----- GIVEN DATA -----

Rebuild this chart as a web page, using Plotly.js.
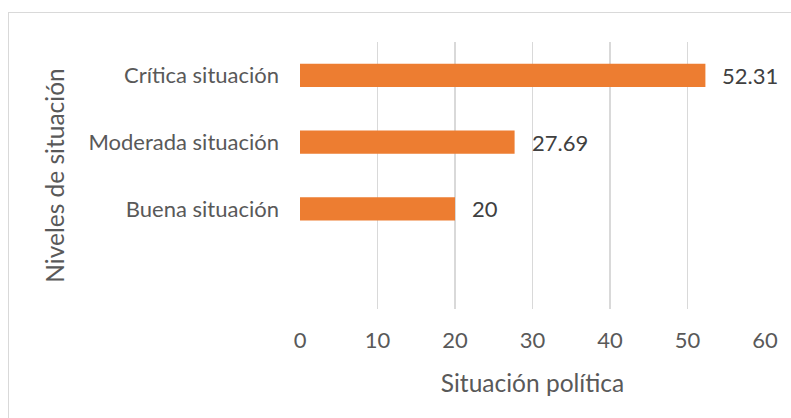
<!DOCTYPE html>
<html>
<head>
<meta charset="utf-8">
<script src="https://cdn.plot.ly/plotly-3.0.1.min.js"></script>
<style>
html,body{margin:0;padding:0;background:#fff;}
#wrap{position:relative;width:791px;height:418px;overflow:hidden;}
#chart{position:absolute;left:0;top:0;width:791px;height:418px;}
#frame{position:absolute;left:8px;top:12px;width:800px;height:420px;border-left:1px solid #d9d9d9;border-top:1px solid #d9d9d9;pointer-events:none;}
</style>
</head>
<body>
<div id="wrap"><div id="chart"></div><div id="frame"></div></div>
<script>
const categories = ['Crítica situación', 'Moderada situación', 'Buena situación', ''];
const values = [52.31, 27.69, 20, null];
const valueLabels = ['52.31', '27.69', '20', ''];
const xTicks = [0, 10, 20, 30, 40, 50, 60];
const xTitle = 'Situación política';
const yTitle = 'Niveles de situación';

const FONT = 'Lato, "Open Sans", sans-serif';
const n = categories.length;
const ypos = categories.map((c, i) => n - 1 - i);

const trace = {
  type: 'bar',
  orientation: 'h',
  x: values,
  y: ypos,
  width: 0.35,
  marker: {color: '#ED7D31'},
  hoverinfo: 'none'
};

const annotations = values.map((v, i) => v == null ? null : ({
  x: v, y: ypos[i], xref: 'x', yref: 'y',
  text: valueLabels[i], showarrow: false,
  xanchor: 'left', yanchor: 'middle', xshift: 15,
  font: {family: FONT, size: 22, color: '#404040'}
})).filter(a => a);

const layout = {
  width: 791, height: 418,
  margin: {l: 300, r: 26, t: 42, b: 109, pad: 0},
  paper_bgcolor: '#ffffff', plot_bgcolor: '#ffffff',
  showlegend: false,
  font: {family: FONT, color: '#595959', size: 22},
  xaxis: {
    range: [0, 60], tickvals: xTicks, ticktext: xTicks.map(String),
    showgrid: true, gridcolor: '#d9d9d9', gridwidth: 1.3,
    zeroline: false, showline: false, ticks: '',
    ticklabelstandoff: 16,
    tickfont: {family: FONT, size: 22, color: '#595959'},
    title: {text: xTitle, font: {family: FONT, size: 24.5, color: '#595959'}, standoff: 22},
    fixedrange: true
  },
  yaxis: {
    range: [-0.5, n - 0.5], tickvals: ypos, ticktext: categories,
    showgrid: false, zeroline: false, showline: false, ticks: '',
    ticklabelstandoff: 20,
    tickfont: {family: FONT, size: 22, color: '#595959'},
    title: {text: yTitle, font: {family: FONT, size: 24.5, color: '#595959'}, standoff: 16},
    automargin: false,
    fixedrange: true
  },
  annotations: annotations
};

Plotly.newPlot('chart', [trace], layout, {displayModeBar: false, staticPlot: true});
</script>
</body>
</html>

-----

▶ **WHAT THE TASK ASKS**:
The data above needs to be retyped exactly, with the images left out.

▶ **RESPONSE TO THIS EXERCISE**:
Rebuild this chart as a web page, using Plotly.js.
<!DOCTYPE html>
<html>
<head>
<meta charset="utf-8">
<script src="https://cdn.plot.ly/plotly-3.0.1.min.js"></script>
<style>
html,body{margin:0;padding:0;background:#fff;}
#wrap{position:relative;width:791px;height:418px;overflow:hidden;}
#chart{position:absolute;left:0;top:0;width:791px;height:418px;}
#frame{position:absolute;left:8px;top:12px;width:800px;height:420px;border-left:1px solid #d9d9d9;border-top:1px solid #d9d9d9;pointer-events:none;}
</style>
</head>
<body>
<div id="wrap"><div id="chart"></div><div id="frame"></div></div>
<script>
const categories = ['Crítica situación', 'Moderada situación', 'Buena situación', ''];
const values = [52.31, 27.69, 20, null];
const valueLabels = ['52.31', '27.69', '20', ''];
const xTicks = [0, 10, 20, 30, 40, 50, 60];
const xTitle = 'Situación política';
const yTitle = 'Niveles de situación';

const FONT = 'Lato, "Open Sans", sans-serif';
const n = categories.length;
const ypos = categories.map((c, i) => n - 1 - i);

const trace = {
  type: 'bar',
  orientation: 'h',
  x: values,
  y: ypos,
  width: 0.35,
  marker: {color: '#ED7D31'},
  hoverinfo: 'none'
};

const annotations = values.map((v, i) => v == null ? null : ({
  x: v, y: ypos[i], xref: 'x', yref: 'y',
  text: valueLabels[i], showarrow: false,
  xanchor: 'left', yanchor: 'middle', xshift: 15,
  font: {family: FONT, size: 22, color: '#404040'}
})).filter(a => a);

const layout = {
  width: 791, height: 418,
  margin: {l: 300, r: 26, t: 42, b: 109, pad: 0},
  paper_bgcolor: '#ffffff', plot_bgcolor: '#ffffff',
  showlegend: false,
  font: {family: FONT, color: '#595959', size: 22},
  xaxis: {
    range: [0, 60], tickvals: xTicks, ticktext: xTicks.map(String),
    showgrid: true, gridcolor: '#d9d9d9', gridwidth: 1.3,
    zeroline: false, showline: false, ticks: '',
    ticklabelstandoff: 16,
    tickfont: {family: FONT, size: 22, color: '#595959'},
    title: {text: xTitle, font: {family: FONT, size: 24.5, color: '#595959'}, standoff: 22},
    fixedrange: true
  },
  yaxis: {
    range: [-0.5, n - 0.5], tickvals: ypos, ticktext: categories,
    showgrid: false, zeroline: false, showline: false, ticks: '',
    ticklabelstandoff: 20,
    tickfont: {family: FONT, size: 22, color: '#595959'},
    title: {text: yTitle, font: {family: FONT, size: 24.5, color: '#595959'}, standoff: 16},
    automargin: false,
    fixedrange: true
  },
  annotations: annotations
};

Plotly.newPlot('chart', [trace], layout, {displayModeBar: false, staticPlot: true});
</script>
</body>
</html>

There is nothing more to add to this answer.